Luthers Auseinandersetzung mit dem Judentum beschreibt Thomas Kaufmann als "Endkampf um die Bibel". Am Ende seines Lebens sieht Luther die große Stunde der Abrechnung gekommen. Hatte der Reformator 1523 noch Hoffnung auf eine Einsicht der Juden gehabt, so war sie immer mehr der Enttäuschung und schließlich blindem Hass gewichen. "Drum immer weg mit ihnen", forderte Luther schließlich 1543. Der Jude sei die "Plage, Pestilenz und alles Unglück der Christenheit". Hier versage schließlich sogar Gottes Heilsangebot. Eine "theologische Bankrotterklärung", urteilt Kaufmann. Für den Göttinger Theologen ist Luther damit ein "wortgewaltiger Anwalt und Sprachrohr des frühneuzeitlichen Antisemitismus".
"Das ist ja ein Wort, das erst in den Siebzigerjahren des 19. Jahrhunderts aufkommt. Aber er scheint mir insofern sachgerecht, als Luther neben biblisch begründeten Urteilen doch eine ganze Reihe an Stereotypen aufnimmt, die sich auf so etwas wie eine jüdische Wesensnatur beziehen. Und das halte ich für proto-rassistisch. Was Luther natürlich nicht hat, ist eine Rassentheorie, Luther argumentiert auch nicht biologistisch. Aber er gehört hinein in eine Mentalität, in einen kulturellen Überlieferungszusammenhang, der Auschwitz möglich gemacht hat. Ich würde schon auch sagen, Luther hat durch seine fatalen Äußerungen, insbesondere aus den späten Schriften, die Abwehrreflexe, die es für christliche Menschen selbstverständlich gegen Antisemitismus gibt, in gewisser Weise abgetötet. Also dass der Protestantismus, jedenfalls in Teilen, keine eindrucksvolle Gegenwehr gegen die menschenverachtenden Maßnahmen des Nationalsozialismus aufzubieten hatte, ist sicher auch ein Aspekt einer fatalen Wirkungsgeschichte Luthers."
War der Reformator bei allem dennoch ein Kind seiner Zeit, wie es in der Debatte um Luthers Haltung zu den Juden immer wieder relativierend ins Feld geführt wird?
"Luther war ein Kind seiner Zeit, aber er hätte natürlich zu einer differenzierteren Meinungsbildung auch in Hinblick auf die Wahrnehmung des Judentums kommen können. Man darf nie vergessen, der Mann ist von der Präsenz des Teufels durchdrungen, auch darin fällt er aus seiner Zeit nicht heraus. Aber er hat die intellektuellen Möglichkeiten, die ihm schon zur Verfügung gestanden hätten sicher nicht ausgenutzt. Also insofern, er hat schon Züge eines Antiaufklärers."

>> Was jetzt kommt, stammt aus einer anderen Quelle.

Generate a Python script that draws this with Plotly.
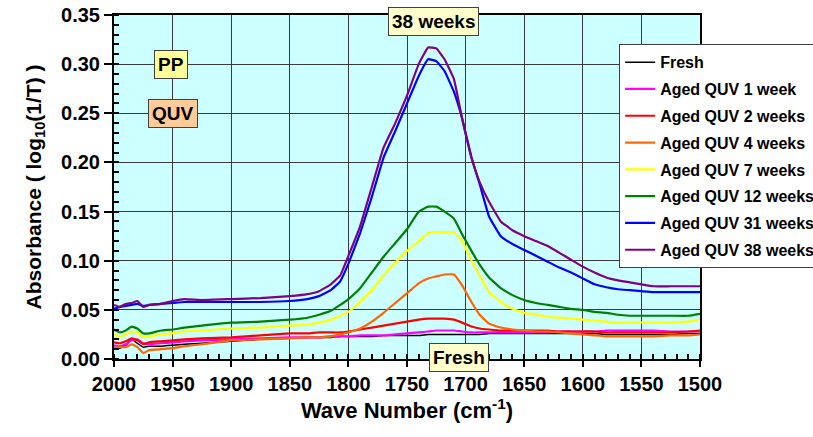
import plotly.graph_objects as go

wavenumber = [2000, 1995, 1990, 1985, 1980, 1975, 1970, 1960, 1950, 1940, 1925, 1900, 1875, 1850,
              1835, 1825, 1815, 1807, 1800, 1790, 1780, 1770, 1760, 1750, 1740, 1732, 1725, 1718,
              1710, 1703, 1695, 1688, 1680, 1670, 1660, 1650, 1640, 1630, 1620, 1610, 1600, 1590,
              1580, 1570, 1560, 1550, 1540, 1525, 1510, 1500]

fresh = [0.012, 0.011, 0.014, 0.020, 0.016, 0.012, 0.013, 0.013, 0.014, 0.015, 0.016, 0.018, 0.020, 0.021,
         0.022, 0.022, 0.022, 0.023, 0.023, 0.023, 0.023, 0.024, 0.024, 0.024, 0.024, 0.025, 0.025, 0.025,
         0.025, 0.025, 0.025, 0.025, 0.026, 0.026, 0.026, 0.026, 0.026, 0.026, 0.026, 0.026, 0.026, 0.026,
         0.025, 0.025, 0.025, 0.025, 0.025, 0.025, 0.026, 0.026]
week1 = [0.014, 0.013, 0.015, 0.019, 0.020, 0.016, 0.015, 0.016, 0.017, 0.018, 0.019, 0.020, 0.021, 0.022,
         0.022, 0.022, 0.023, 0.023, 0.023, 0.024, 0.024, 0.024, 0.025, 0.026, 0.027, 0.028, 0.029, 0.029,
         0.029, 0.028, 0.027, 0.027, 0.027, 0.027, 0.027, 0.027, 0.027, 0.027, 0.028, 0.028, 0.028, 0.028,
         0.029, 0.029, 0.029, 0.029, 0.029, 0.028, 0.028, 0.028]
week2 = [0.017, 0.016, 0.018, 0.021, 0.019, 0.015, 0.017, 0.018, 0.019, 0.020, 0.021, 0.022, 0.024, 0.026,
         0.026, 0.027, 0.027, 0.027, 0.028, 0.030, 0.032, 0.034, 0.036, 0.038, 0.040, 0.041, 0.041, 0.041,
         0.040, 0.037, 0.033, 0.031, 0.030, 0.029, 0.029, 0.029, 0.029, 0.029, 0.028, 0.028, 0.028, 0.028,
         0.027, 0.027, 0.027, 0.027, 0.027, 0.027, 0.028, 0.029]
week4 = [0.011, 0.012, 0.012, 0.015, 0.012, 0.006, 0.009, 0.010, 0.011, 0.013, 0.015, 0.019, 0.020, 0.021,
         0.022, 0.022, 0.023, 0.025, 0.027, 0.031, 0.038, 0.047, 0.057, 0.067, 0.077, 0.082, 0.084, 0.086,
         0.086, 0.075, 0.058, 0.045, 0.036, 0.032, 0.030, 0.029, 0.028, 0.028, 0.027, 0.026, 0.025, 0.024,
         0.023, 0.023, 0.023, 0.023, 0.023, 0.024, 0.024, 0.025]
week7 = [0.025, 0.023, 0.025, 0.028, 0.027, 0.022, 0.023, 0.025, 0.026, 0.028, 0.029, 0.031, 0.032, 0.034,
         0.035, 0.037, 0.040, 0.044, 0.048, 0.058, 0.070, 0.085, 0.098, 0.110, 0.120, 0.128, 0.129, 0.129,
         0.129, 0.120, 0.100, 0.085, 0.068, 0.058, 0.051, 0.047, 0.045, 0.043, 0.042, 0.041, 0.040, 0.039,
         0.038, 0.037, 0.037, 0.037, 0.037, 0.037, 0.038, 0.040]
week12 = [0.030, 0.027, 0.029, 0.033, 0.031, 0.026, 0.026, 0.029, 0.030, 0.032, 0.034, 0.037, 0.038, 0.040,
          0.042, 0.045, 0.049, 0.055, 0.061, 0.072, 0.088, 0.104, 0.118, 0.132, 0.150, 0.155, 0.155, 0.150,
          0.143, 0.127, 0.110, 0.096, 0.083, 0.072, 0.065, 0.060, 0.057, 0.055, 0.053, 0.051, 0.050, 0.048,
          0.047, 0.045, 0.044, 0.044, 0.044, 0.044, 0.044, 0.046]
week31 = [0.051, 0.053, 0.054, 0.055, 0.056, 0.054, 0.055, 0.056, 0.057, 0.058, 0.058, 0.058, 0.058, 0.059,
          0.061, 0.064, 0.070, 0.079, 0.097, 0.128, 0.165, 0.205, 0.232, 0.260, 0.288, 0.305, 0.303, 0.293,
          0.272, 0.245, 0.205, 0.178, 0.145, 0.125, 0.117, 0.111, 0.105, 0.099, 0.093, 0.088, 0.082, 0.076,
          0.073, 0.071, 0.070, 0.069, 0.068, 0.068, 0.068, 0.068]
week38 = [0.055, 0.053, 0.056, 0.057, 0.059, 0.053, 0.055, 0.056, 0.059, 0.061, 0.060, 0.061, 0.062, 0.064,
          0.066, 0.069, 0.076, 0.085, 0.105, 0.135, 0.175, 0.215, 0.240, 0.268, 0.300, 0.317, 0.316, 0.305,
          0.285, 0.245, 0.205, 0.180, 0.160, 0.140, 0.131, 0.125, 0.120, 0.115, 0.108, 0.101, 0.094, 0.088,
          0.083, 0.080, 0.078, 0.076, 0.074, 0.074, 0.074, 0.074]

series_names = ["Fresh", "Aged QUV 1 week", "Aged QUV 2 weeks", "Aged QUV 4 weeks",
                "Aged QUV 7 weeks", "Aged QUV 12 weeks", "Aged QUV 31 weeks", "Aged QUV 38 weeks"]
series_values = [fresh, week1, week2, week4, week7, week12, week31, week38]
series_colors = ["#000000", "#FF00FF", "#FF0000", "#FF6600", "#FFFF00", "#008000", "#0000FF", "#800080"]

FONT = "Liberation Sans, Arial, sans-serif"

fig = go.Figure()
for i, (name, vals, col) in enumerate(zip(series_names, series_values, series_colors)):
    fig.add_trace(go.Scatter(
        x=wavenumber, y=vals, mode="lines", name=name, legendgroup=f"g{i}",
        line=dict(color=col, width=1.5 if i == 0 else 2.2, shape="spline", smoothing=0.3),
    ))

grid_col = "#3a3a3a"
fig.update_layout(
    width=813, height=437,
    margin=dict(l=114, r=113, t=15, b=78, autoexpand=False),
    plot_bgcolor="#CCFFFF", paper_bgcolor="#FFFFFF",
    font=dict(family=FONT, color="#000000"),
    showlegend=True,
    legend=dict(
        x=0.862, y=0.915, xanchor="left", yanchor="top",
        bgcolor="#FFFFFF", bordercolor="#404040", borderwidth=1,
        font=dict(family=FONT, size=16, weight="bold"),
        traceorder="grouped", tracegroupgap=3, itemwidth=30,
    ),
    xaxis=dict(
        range=[2000, 1500], dtick=50, tick0=1500,
        showgrid=True, gridcolor=grid_col, gridwidth=1,
        showline=True, linecolor="#000000", linewidth=2, mirror=True,
        ticks="outside", ticklen=6, tickwidth=2, tickcolor="#000000",
        tickfont=dict(family=FONT, size=20, weight="bold"),
        minor=dict(ticks="inside", dtick=10, ticklen=5, tickwidth=1.5, tickcolor="#000000", showgrid=False),
        title=dict(text="Wave Number (cm<sup>-1</sup>)", font=dict(family=FONT, size=22, weight="bold"), standoff=6),
        zeroline=False,
    ),
    yaxis=dict(
        range=[0, 0.35], dtick=0.05, tickformat=".2f",
        showgrid=True, gridcolor=grid_col, gridwidth=1,
        showline=True, linecolor="#000000", linewidth=2, mirror=True,
        ticks="outside", ticklen=8, tickwidth=2, tickcolor="#000000",
        tickfont=dict(family=FONT, size=20, weight="bold"),
        minor=dict(ticks="inside", dtick=0.01, ticklen=5, tickwidth=1.5, tickcolor="#000000", showgrid=False),
        title=dict(text="Absorbance ( log<sub>10</sub>(1/T) )", font=dict(family=FONT, size=21, weight="bold"), standoff=14),
        zeroline=False,
    ),
)

box_annots = [
    ("38 weeks", 1727, 0.343, "#FFFFCC"),
    ("PP", 1951, 0.300, "#FFFF99"),
    ("QUV", 1950, 0.250, "#FFCC99"),
    ("Fresh", 1706, 0.002, "#FFFFCC"),
]
for text, xv, yv, bg in box_annots:
    fig.add_annotation(
        x=xv, y=yv, xref="x", yref="y", text=text, showarrow=False,
        font=dict(family=FONT, size=19, weight="bold", color="#000000"),
        bgcolor=bg, bordercolor="#404040", borderwidth=1, borderpad=3,
    )

fig.write_html("out.html")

Thomas Kaufmann bricht nicht den Stab über den Wittenberger Reformator. Aber er geht sehr hart mit ihm ins Gericht. Es gelingt ihm mit seinem spannenden Buch, Luther in dessen Zeit zu verorten, ohne ihn von der Verantwortung für seine folgenreiche Haltung gegenüber den Juden zu entbinden. Das Buch ist damit ein wichtiger Beitrag zur Debatte um Luthers Theologie und dessen Wirkungsgeschichte gerade mit Blick auf das Reformationsjubiläum 2017.
"Ich bin der Überzeugung, dass Luther eine Schicksalsfigur der deutschen Geschichte ist. Wir verstehen die deutsche Geschichte eben einschließlich der abgründigen Judenfeindschaft, die diese deutsche Geschichte insbesondere im 20. Jahrhundert gekennzeichnet hat, nicht ohne Luther. Und von daher ist die Beschäftigung mit ihm, die Beschäftigung mit diesem Aspekt integraler Bestandteil einer verantwortungsbewussten Beschäftigung mit unserer eigenen Geschichte. Insofern sozusagen einen kulinarischen Luther, bei dem wir uns nur das rausschneiden, was wir nett finden, hilft überhaupt nicht weiter."